The opening of Silo evokes pure peace and tranquility. As the morning sun rises over the horizon to initiate another day, it bathes the stark Midwestern landscape in a rich, warming, and golden-hued glow. The heartland wakes to life, and the people who call this honey-and-wheat-stained swath of America wake along with it.
The day begins for angsty teenager Cody (Jack DiFalco), with a bit of practice channeling his inner James Hetfield. His single mom, Valerie (Jill Paice), starts her day with a different sort of angst, tasked almost immediately with calming a hysterical nurse at the clinic where she works who, it appears, has just experienced their first on-the-job death. The day is shaping up to be uneventful, looking like a million others have. But before the day is through, it will take a terrifying turn that will leave an indelible mark on Valerie, Cody, and everyone else on the homestead forever.
“…Cody…starts to drown in unloading grain as it flows into a silo…”

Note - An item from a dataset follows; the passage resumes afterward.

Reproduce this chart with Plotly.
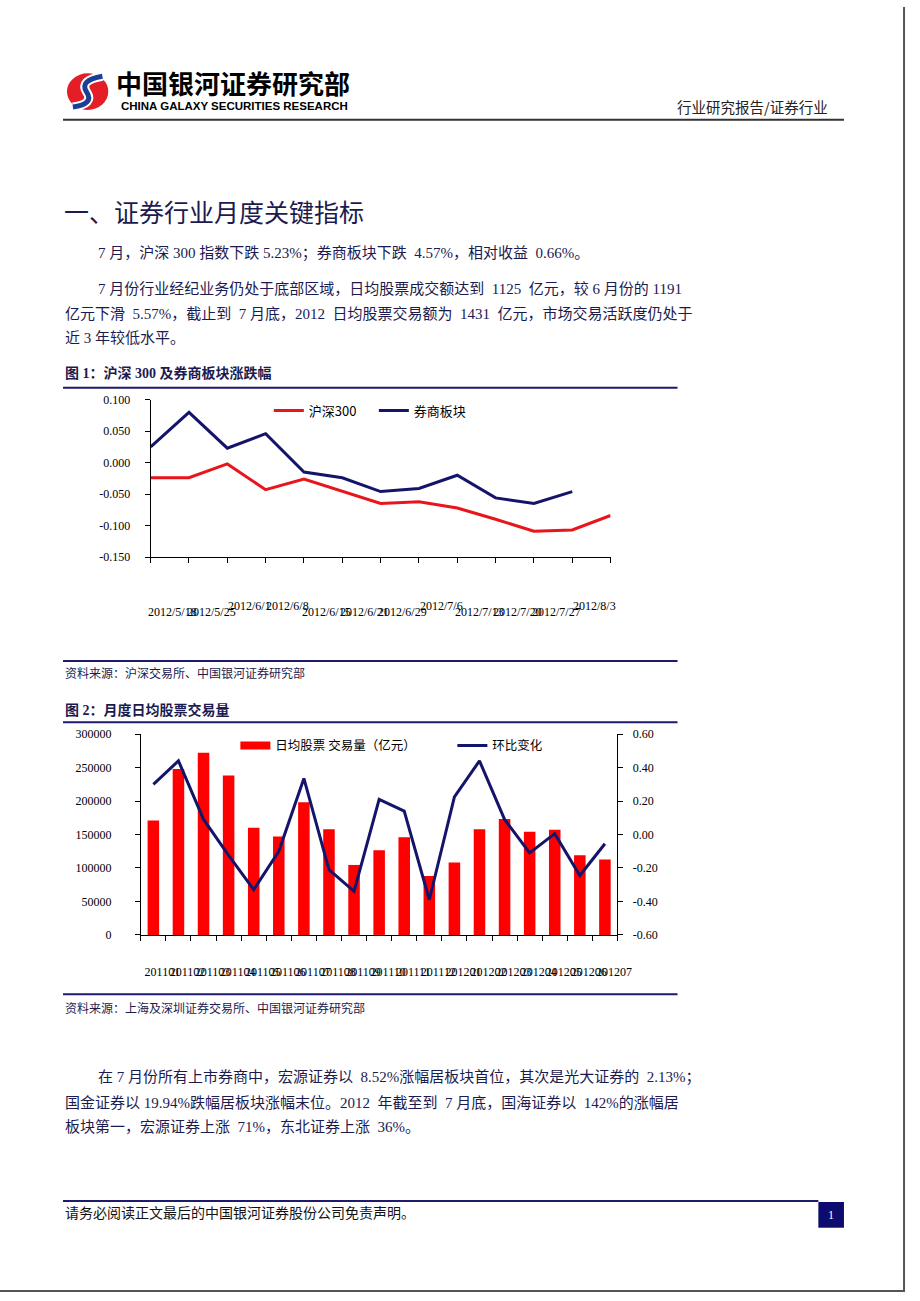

Apparently, as a closing title card informs us, over twenty percent of the at least 1200 farm workers that have died in grain entrapments since 1964 have been teenage boys like Cody. Along with fellow teenager Lucha (Danny Ramirez), he works as a farmhand at Adler Grain & Feed, a massive family-run grain refinery managed by Junior (Jim Parrack). In addition to his role as proprietor of the business, Junior is also responsible for looking after his father (Chris Ellis), who is in the initial stages of dementia.
Working amongst farm equipment is unquestionably dangerous if you aren’t careful. But it is the most seemingly innocuous pieces of material on the grounds – kernels of grain – that provide the most terrifying prospect of danger and death. It’s always that which you least expect.
"…one of the scariest movies I’ve seen in a long time."